Following an approach inspired by the work of Bertrand Gille1, we consider the synergy proper to the "contemporary technical system" or CTS (microelectronics, automation, computer) that characterized the economies of rich countries from the 70s.

This synergy gives the production function a "fixed cost" structure, which means that the cost (almost) does not depend from the quantity produced: it is easy to check that in the case of electronic chips or of software which are essential and fundamental products of the CTS.

Differentiation and monopolistic competition

The “fixed cost production” function would imply for the market of each product a natural monopoly structure, where only one company can survive. In order to avoid this risk companies seek to differentiate the product as much as they can, that is to say as much as the demand can handle (for a product to be differentiated, it is obviously necessary that there exist a demand for different varieties of this product).

The existence of cross-trade between countries reflects this differentiation. Let us quote one of the favorite examples economists use: if the cars were not differentiated, trade in cars would not exist between France and Germany because for the same price clients would not go looking abroad a model identical to the one they can find at home. Undifferentiated goods (pig iron etc..) are not subject to cross-trade.

Companies enjoy on each variety a niche monopoly on the border of which they compete with suppliers of other varieties. Monopolistic competition is endogenous to the model: at the equilibrium the number of varieties produced is determined, as well as their price and the quantity sold of each variety.

The peaceful symbolic of any equilibrium model should not conceal the potentially violent phenomena of creation and destruction that renew the actors. These phenomena will be illustrated by sectoral examples.

Employment lies in design and distribution

Automation removes the jobs related to physical production. Emcployment in the factories lies in a few maintenance and conditioning jobs. Skilled jobs are needed to design new products, develop new varieties and define competitive production techniques. Other skilled jobs are needed to ensure the distribution of these products and keep the "front line" in front of the customer.

Employment is organized into three layers: design, concentrated in limited geographical regions, and distribution, distributed everywhere close to the customer, are the two most numerous layers. The job required for physical production is low or even negligible2.

New distribution of wealth

The CTS is the richest economy that humanity has known, because the automated production provides in abundance necessary or enjoyable consumer goods. However, the distribution of this wealth is not obvious. Wage labor, which provided almost automatically the distribution in a mechanized economy whose production required many jobs, can no longer fulfill the same role in an automated economy where physical production is (almost) without a job.

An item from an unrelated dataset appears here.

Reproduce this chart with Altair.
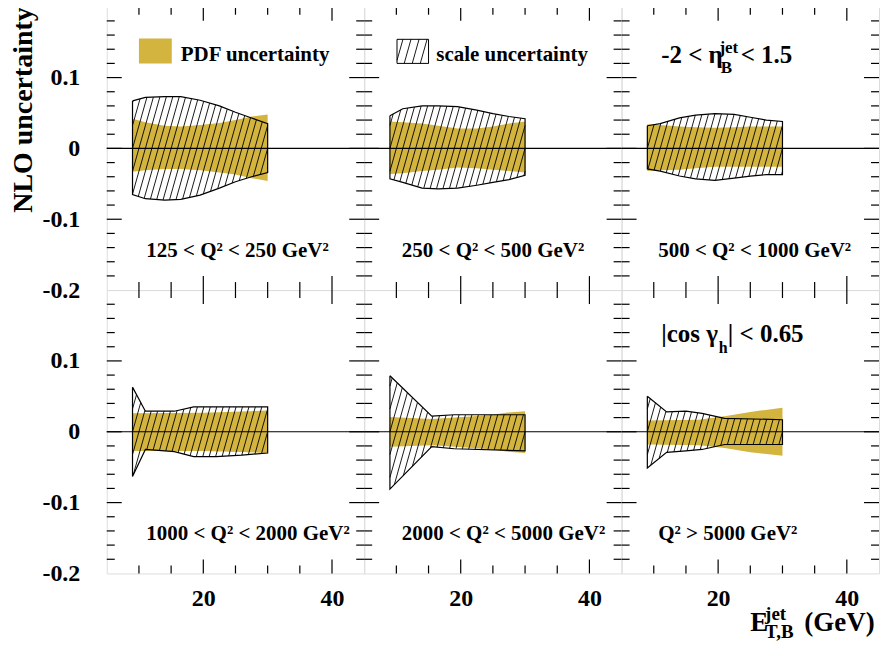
import altair as alt
import pandas as pd
import numpy as np

FONT = "Liberation Serif"
GOLD = "#d3b43f"
W, H = 258, 284

# ---------------- data (row-major panels) ----------------
q2_labels = ["125 < Q² < 250 GeV²", "250 < Q² < 500 GeV²", "500 < Q² < 1000 GeV²",
             "1000 < Q² < 2000 GeV²", "2000 < Q² < 5000 GeV²", "Q² > 5000 GeV²"]
q2_label_x = [11.15, 10.85, 10.7, 11.15, 10.85, 10.7]
q2_label_y = -0.153

# scale uncertainty band (hatched)
scale_x = [
    [9, 11, 14, 16.5, 19.5, 22.5, 25, 27.5, 30],
    [9, 11, 14, 16.5, 19.5, 22.5, 25, 27.5, 30],
    [9, 11, 14, 16.5, 19.5, 22.5, 25, 27.5, 30],
    [9, 11, 15.5, 18.5, 22, 26, 30],
    [9, 15.5, 19, 30],
    [9, 12, 15, 17.5, 21, 30],
]
scale_up = [
    [0.067, 0.072, 0.073, 0.073, 0.068, 0.060, 0.051, 0.043, 0.035],
    [0.046, 0.056, 0.060, 0.060, 0.059, 0.054, 0.049, 0.045, 0.042],
    [0.032, 0.035, 0.043, 0.047, 0.049, 0.048, 0.044, 0.040, 0.038],
    [0.063, 0.029, 0.029, 0.035, 0.035, 0.035, 0.035],
    [0.079, 0.022, 0.024, 0.024],
    [0.050, 0.028, 0.029, 0.026, 0.019, 0.017],
]
scale_dn = [
    [-0.065, -0.071, -0.073, -0.072, -0.066, -0.056, -0.047, -0.040, -0.034],
    [-0.043, -0.048, -0.056, -0.057, -0.056, -0.052, -0.048, -0.044, -0.038],
    [-0.029, -0.032, -0.039, -0.043, -0.045, -0.042, -0.039, -0.037, -0.037],
    [-0.063, -0.025, -0.028, -0.035, -0.035, -0.033, -0.030],
    [-0.081, -0.021, -0.024, -0.027],
    [-0.051, -0.029, -0.027, -0.025, -0.018, -0.018],
]

# PDF uncertainty band (filled)
pdf_x = [
    [9, 11, 14, 16.5, 19.5, 22.5, 25, 27.5, 30],
    [9, 11, 14, 16.5, 19.5, 22.5, 25, 27.5, 30],
    [9, 11, 14, 16.5, 19.5, 22.5, 25, 27.5, 30],
    [9, 20, 30],
    [9, 15.5, 22, 25, 27, 30],
    [9, 17, 21, 25, 30],
]
pdf_up = [
    [0.042, 0.037, 0.032, 0.031, 0.033, 0.036, 0.040, 0.045, 0.048],
    [0.038, 0.037, 0.035, 0.032, 0.028, 0.028, 0.031, 0.035, 0.038],
    [0.034, 0.033, 0.031, 0.030, 0.029, 0.030, 0.031, 0.031, 0.031],
    [0.026, 0.027, 0.030],
    [0.021, 0.018, 0.022, 0.024, 0.027, 0.029],
    [0.016, 0.017, 0.022, 0.028, 0.034],
]
pdf_dn = [
    [-0.033, -0.031, -0.029, -0.029, -0.031, -0.034, -0.037, -0.042, -0.046],
    [-0.036, -0.035, -0.032, -0.030, -0.027, -0.028, -0.030, -0.032, -0.034],
    [-0.032, -0.031, -0.030, -0.028, -0.026, -0.026, -0.026, -0.026, -0.026],
    [-0.027, -0.027, -0.030],
    [-0.021, -0.019, -0.023, -0.025, -0.028, -0.030],
    [-0.018, -0.019, -0.023, -0.029, -0.034],
]

# legend boxes (data coords)
legend_pdf_box = {"x": 10.0, "x2": 15.1, "y": 0.120, "y2": 0.155}
legend_scale_box = {"x": 10.1, "x2": 15.0, "y": 0.120, "y2": 0.154}

# annotations: panel, x, y, text, size
ann_panel = [0, 1, 2, 2, 2, 2, 5, 5, 5]
ann_x = [16.5, 16.2, 11.15, 20.2, 20.4, 23.5, 11.15, 20.1, 21.5]
ann_y = [0.124, 0.124, 0.121, 0.135, 0.107, 0.121, 0.127, 0.111, 0.127]
ann_text = ["PDF uncertainty", "scale uncertainty", "-2 < η", "jet", "B", "< 1.5",
            "|cos γ", "h", "| < 0.65"]
ann_size = [21, 21, 25, 17, 17, 25, 25, 16, 25]

# x-axis title pieces (bottom-right panel)
xt_x = [25.0, 27.3, 27.3, 33.4]
xt_ypx = [342, 331, 349, 342]
xt_text = ["E", "jet", "T,B", "(GeV)"]
xt_size = [27, 19, 19, 27]

# axis ticks
x_major = [20, 40]
x_minor = [10, 15, 25, 30, 35]
y_major = [-0.1, 0.0, 0.1]
y_minor = [-0.18, -0.16, -0.14, -0.12, -0.08, -0.06, -0.04, -0.02,
           0.02, 0.04, 0.06, 0.08, 0.12, 0.14, 0.16, 0.18]
x_label_vals = [20, 40]
y_label_vals = [-0.2, -0.1, 0.0, 0.1]

# hatch style (x data units per y unit along hatch lines, spacing in x units)
HATCH_K = 31.0
HATCH_SP = 1.0


def hatch_segments(xs, lo, hi, spacing=HATCH_SP, k=HATCH_K):
    xg = np.linspace(xs[0], xs[-1], 4000)
    up = np.interp(xg, xs, hi)
    dn = np.interp(xg, xs, lo)
    start = np.floor(xs[0] - k * max(hi)) - spacing
    stop = xs[-1] - k * min(lo) + spacing
    rows = []
    for x0 in np.arange(start, stop, spacing):
        yl = (xg - x0) / k
        idx = np.nonzero((yl >= dn) & (yl <= up))[0]
        if len(idx) < 2:
            continue
        i0, i1 = idx[0], idx[-1]
        rows.append({"x": xg[i0], "y": yl[i0], "x2": xg[i1], "y2": yl[i1]})
    return pd.DataFrame(rows)


def outline_df(xs, lo, hi):
    px = list(xs) + list(xs[::-1]) + [xs[0]]
    py = list(hi) + list(lo[::-1]) + [hi[0]]
    return pd.DataFrame({"x": px, "y": py, "o": list(range(len(px)))})


xscale = alt.Scale(domain=[5, 45], nice=False, zero=False)
yscale = alt.Scale(domain=[-0.2, 0.2], nice=False, zero=False)


def build_panel(i):
    row, col = divmod(i, 3)
    if row == 1:
        xaxis = alt.Axis(values=x_label_vals, ticks=False, domain=False, grid=False,
                         labelFont=FONT, labelFontSize=24, labelFontWeight="bold",
                         labelColor="black", labelPadding=13, labelFlush=False, title=None)
    else:
        xaxis = None
    if col == 0:
        yaxis = alt.Axis(values=y_label_vals, ticks=False, domain=False, grid=False,
                         labelFont=FONT, labelFontSize=24, labelFontWeight="bold",
                         labelColor="black", labelPadding=27, labelFlush=False,
                         labelExpr="datum.value == 0 ? '0' : replace(datum.label, '−', '-')",
                         title="NLO uncertainty" if row == 0 else None,
                         titleFont=FONT, titleFontSize=28, titleFontWeight="bold",
                         titleColor="black", titleAnchor="end", titlePadding=4)
    else:
        yaxis = None

    def X(f):
        return alt.X(f, type="quantitative", scale=xscale, axis=xaxis)

    def Y(f):
        return alt.Y(f, type="quantitative", scale=yscale, axis=yaxis)

    layers = []
    pdf_df = pd.DataFrame({"x": pdf_x[i], "lo": pdf_dn[i], "hi": pdf_up[i]})
    layers.append(alt.Chart(pdf_df).mark_area(color=GOLD, opacity=1).encode(
        x=X("x"), y=Y("lo"), y2=alt.Y2("hi")))

    hdf = hatch_segments(scale_x[i], scale_dn[i], scale_up[i])
    layers.append(alt.Chart(hdf).mark_rule(color="black", strokeWidth=0.9).encode(
        x=X("x"), y=Y("y"), x2=alt.X2("x2"), y2=alt.Y2("y2")))

    odf = outline_df(scale_x[i], scale_dn[i], scale_up[i])
    layers.append(alt.Chart(odf).mark_line(color="black", strokeWidth=1.2).encode(
        x=X("x"), y=Y("y"), order=alt.Order("o:Q")))

    if i == 0:
        ldf = pd.DataFrame([legend_pdf_box])
        layers.append(alt.Chart(ldf).mark_rect(color=GOLD, opacity=1).encode(
            x=X("x"), x2=alt.X2("x2"), y=Y("y"), y2=alt.Y2("y2")))
    if i == 1:
        b = legend_scale_box
        ldf = pd.DataFrame([b])
        layers.append(alt.Chart(ldf).mark_rect(fill="white", stroke="black", strokeWidth=1).encode(
            x=X("x"), x2=alt.X2("x2"), y=Y("y"), y2=alt.Y2("y2")))
        lh = hatch_segments([b["x"], b["x2"]], [b["y"], b["y"]], [b["y2"], b["y2"]], spacing=1.25)
        layers.append(alt.Chart(lh).mark_rule(color="black", strokeWidth=0.9).encode(
            x=X("x"), y=Y("y"), x2=alt.X2("x2"), y2=alt.Y2("y2")))

    zdf = pd.DataFrame({"y": [0.0]})
    layers.append(alt.Chart(zdf).mark_rule(color="black", strokeWidth=1.2).encode(y=Y("y")))

    # ticks (inward, on all four sides)
    ymaj = pd.DataFrame({"v": y_major})
    ymin = pd.DataFrame({"v": y_minor})
    xmaj = pd.DataFrame({"v": x_major})
    xmin = pd.DataFrame({"v": x_minor})
    tk = dict(color="black", strokeWidth=1.2)
    for d, ln in ((ymaj, 15), (ymin, 8)):
        layers.append(alt.Chart(d).mark_rule(**tk).encode(
            y=Y("v"), x=alt.value(0), x2=alt.value(ln)))
        layers.append(alt.Chart(d).mark_rule(**tk).encode(
            y=Y("v"), x=alt.value(W - ln), x2=alt.value(W)))
    for d, ln in ((xmaj, 14), (xmin, 8)):
        layers.append(alt.Chart(d).mark_rule(**tk).encode(
            x=X("v"), y=alt.value(H - ln), y2=alt.value(H)))
        layers.append(alt.Chart(d).mark_rule(**tk).encode(
            x=X("v"), y=alt.value(0), y2=alt.value(ln)))

    # texts
    tdf = pd.DataFrame({"x": [q2_label_x[i]], "y": [q2_label_y], "t": [q2_labels[i]], "s": [21]})
    sel = [j for j, p in enumerate(ann_panel) if p == i]
    if sel:
        tdf = pd.concat([tdf, pd.DataFrame({
            "x": [ann_x[j] for j in sel], "y": [ann_y[j] for j in sel],
            "t": [ann_text[j] for j in sel], "s": [ann_size[j] for j in sel]})], ignore_index=True)
    layers.append(alt.Chart(tdf).mark_text(font=FONT, fontWeight="bold", color="black",
                                           align="left", baseline="alphabetic").encode(
        x=X("x"), y=Y("y"), text="t:N", size=alt.Size("s:Q", scale=None)))

    if i == 5:
        xdf = pd.DataFrame({"x": xt_x, "yp": xt_ypx, "t": xt_text, "s": xt_size})
        for j in range(len(xt_x)):
            layers.append(alt.Chart(xdf.iloc[[j]]).mark_text(
                font=FONT, fontWeight="bold", color="black", align="left",
                baseline="alphabetic").encode(
                x=X("x"), y=alt.value(int(xt_ypx[j])), text="t:N",
                size=alt.Size("s:Q", scale=None)))

    return alt.layer(*layers).properties(width=W, height=H)


panels = [build_panel(i) for i in range(6)]
chart = alt.concat(*panels, columns=3, spacing=0, bounds="flush").properties(
    padding={"left": 1, "top": -4, "right": 0, "bottom": 0}
).configure_view(stroke="black", strokeWidth=1.5).configure(background="white")

chart.save("out.html", embed_options={"renderer": "svg", "actions": False})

Underemployment, with the breakdown of social cohesion that accompanies it, is a risk in the CTS economy: there is no a priori guarantee that the sum of employment in design and distribution ensures full employment. New forms of distribution, closer to rent, become necessary to ensure that all persons in society enjoy an equal access to wealth.

The search for equity implies a deliberate action, because the only mechanism of CTS can as well, and with a high probability, result in an unfair society.

E-commerce and mediation

The population is segmented according to various categories of needs and faces a diversified production. It is not easy for consumers to navigate and choose the variety that best meets their needs. Education of the demand, which results jointly of identification of needs and of knowledge of the offer, is difficult. The abstraction which consists in taking the demand as a starting point for the economy would be here excessive.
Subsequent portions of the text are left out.